Среди других неожиданных членов этого клуба оказались французские либералы-оппоненты Наполеона, как те же Бенжамен Констан и мадам де Сталь. Пусть они с готовностью подписывались под всеми достижениями французской революции, но ненавидели императора французов за склонность к деспотизму и культурное высокомерие, проявляемые им в обращении с Европой. Опубликованный в 1807 г. и принятый публикой на ура роман мадам де Сталь «Коринна», излучал плохо замаскированную критику в отношении деяний французов в Италии, в то время как ее трактат о германской литературе, «De l’Allemagne», оказался столь откровенно нелицеприятным для Наполеона, что тот велел конфисковать первое издание.
Поведение его и проводимая им политика способствовали быстрой потере Наполеоном господства над сердцами и умами людей, каковое он с такой легкостью завоевывал в прежние годы, в то время как великий интернационал отчужденных по всей Европе собирался вместе исключительно из-за ненависти к императору французов. Даже Веллингтон начал уже рассматривать и позиционировать свою войну против Наполеона в Испании как часть некоего морального крестового похода{55}.

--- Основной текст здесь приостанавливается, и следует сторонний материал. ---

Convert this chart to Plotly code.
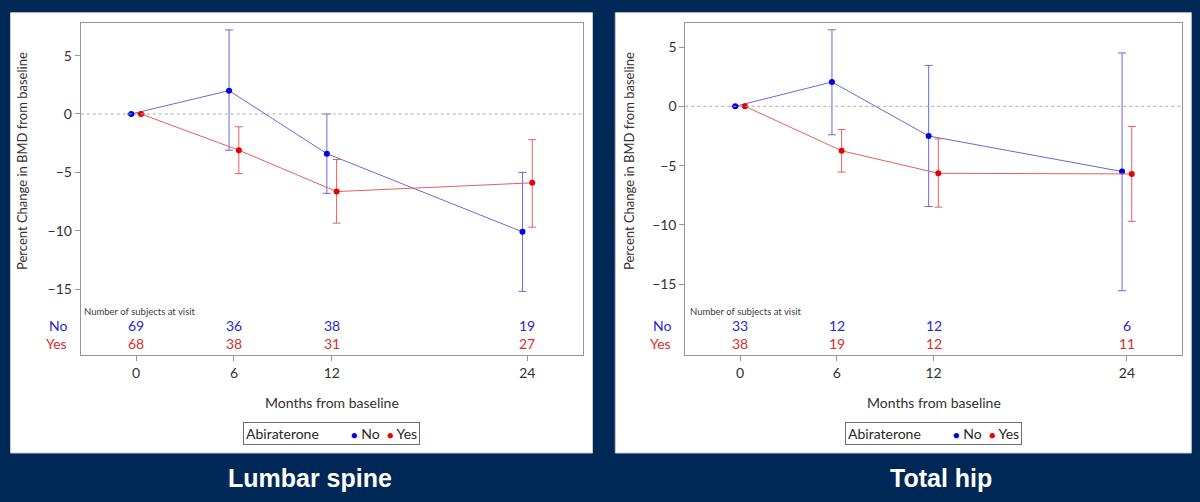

Ничего из вышеперечисленного пока не приносило ядовитых плодов, а положение Наполеона в Европе оставалось по-прежнему прочным. Он контролировал обширный imperium за счет уз верности помощников, начиная с коронованных братьев. Повсюду в Европе он насадил обязанную ему всем новую международную аристократию, представителям которой были пожалованы вотчины, оказавшиеся вакантными в результате медиатизации Священной Римской империи или приобретенные в ходе завоеваний. К 1812 г. в императорском альманахе значились четыре князя, тридцать герцогов, около четырех сотен графов и свыше тысячи баронов, не говоря уже о титулах, розданных Наполеоном членам собственной фамилии.